Agenda item

Adult Safeguarding Commissioning Strategy

(To receive a report by Justin Hackney, Adult Assistant Director Specialist Adult Services, which provides the Committee with details of the current Adult Safeguarding Commissioning Strategy.  The report also provides information on the key strategic aims recently identified in the Lincolnshire Safeguarding Adults Board (LSAB) Strategy which will be considered when the Council refreshes the Adult Safeguarding Commissioning Strategy in 2019)

Minutes:

Consideration was given to a report which provided the Committee with details of the current Adult Safeguarding Commissioning Strategy.  The report also provided information on the key strategic aims recently identified in the Lincolnshire Safeguarding Adults Board (LSAB) Strategy which would be considered when the Council refreshed the Adult Safeguarding Commissioning Strategy in 2019.

 

Members were provided with the opportunity to ask questions to the officers present in relation to the information contained within the report and some of the points raised during discussion included the following:

·         Safeguarding ambassadors were being developed.

·         Work was being carried out around prevention and early intervention to try and prevent low level concerns coming in as higher level concerns.

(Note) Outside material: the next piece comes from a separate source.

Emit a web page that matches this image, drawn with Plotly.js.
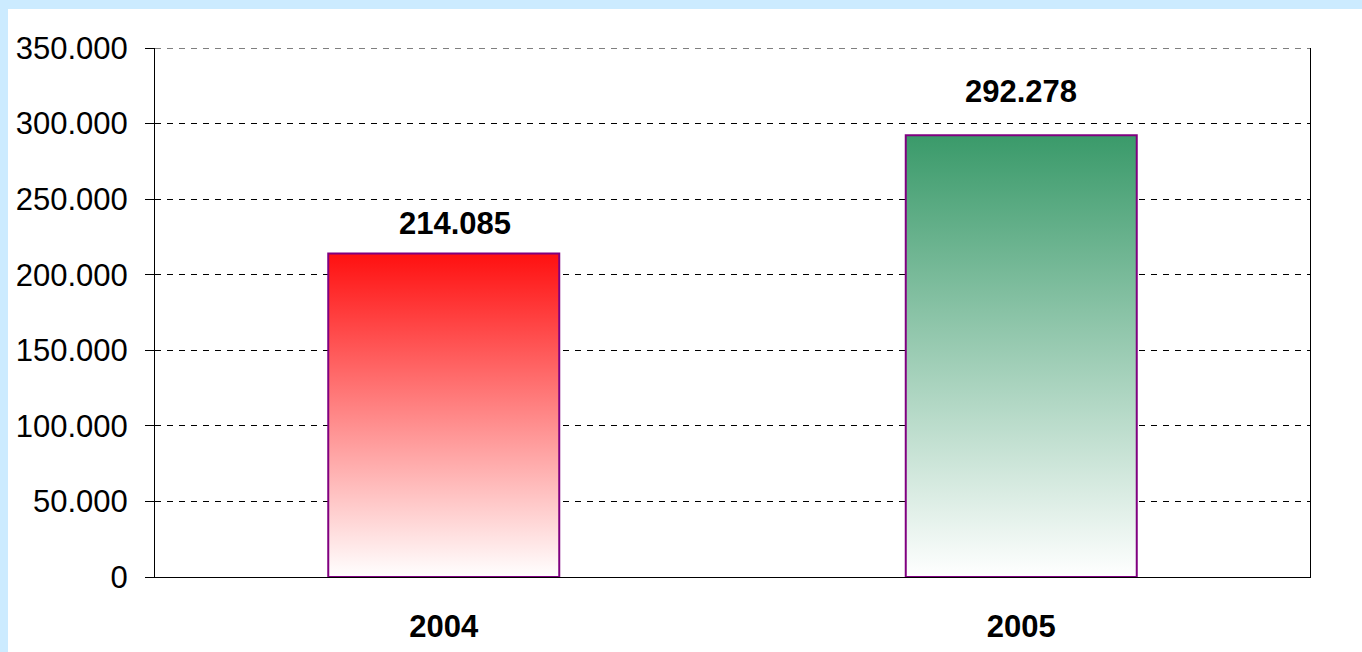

·         Making Safeguarding Personal – it was highlighted that this was more about the outcomes that people wanted to achieve rather than the processes.  However, it was noted that adults did have the right to make unwise decisions.

·         It was queried what would happen if a person did not want support.  It was acknowledged that this was a difficulty which could be faced, and there was a need to ensure that all agencies had done everything they possibly could.

·         It was noted that for children, where it was not a protection issue, a 'Team around the Child' could be put in place, but there was nothing similar in terms of adult care.  It was hoped that something like this could be developed.  There was often a lot of low level activity that was not necessarily being co-ordinated.

·         It was commented that in rural areas, people tended 'to keep an eye on' their neighbours.

·         In terms of those elderly people who did not want support, if they were in private housing health and social care colleagues did not have the right to enter the property to determine whether the person needed help.

·         A lot of work was being undertaken with district councils, as a lot of frontline staff did not always know where to go for information, and it was planned to create a web portal.

·         It was queried whether those people who visited people daily, such as the post man for example, would know to raise concerns if they saw a person's post piling up.  There was a need to develop an early intervention and prevention network.

·         In terms of alleged abuse referrals, it was queried whether there was a link between inconclusive and whether the perpetrator was known to the individual, but it was concluded that this was not generally the case, and those reports which were listed as inconclusive tended to be where there was no evidence or the person withdrew their complaint.

·         If a referral reached the threshold for a Section 42 enquiry, it was important to first establish the facts, and in 60% of cases no further action was required.

·         It was noted that the area of higher risk was those people in their homes and care was not being delivered.  If there was no lead professional in a person's life, they were more vulnerable to fraud or neglect and there may be unreported crimes.

·         It was queried what happened when a person was deemed to have the capacity to make decisions, but they were not making decisions of their own volition.  Members were advised that the person conducting the enquiry under Section 42 would have conversations with the person on their own.

 

RESOLVED

 

            That the content of the current Adult Safeguarding Commissioning Strategy be noted, and the feedback on the importance of the following items be passed to the Council's Executive:

·         Making Safeguarding Personal

·         Improve new ways of working

·         Continue the evaluation of safeguarding

·         How can early intervention and prevention be included within safeguarding practices

·         There had been significant improvements in the last few years.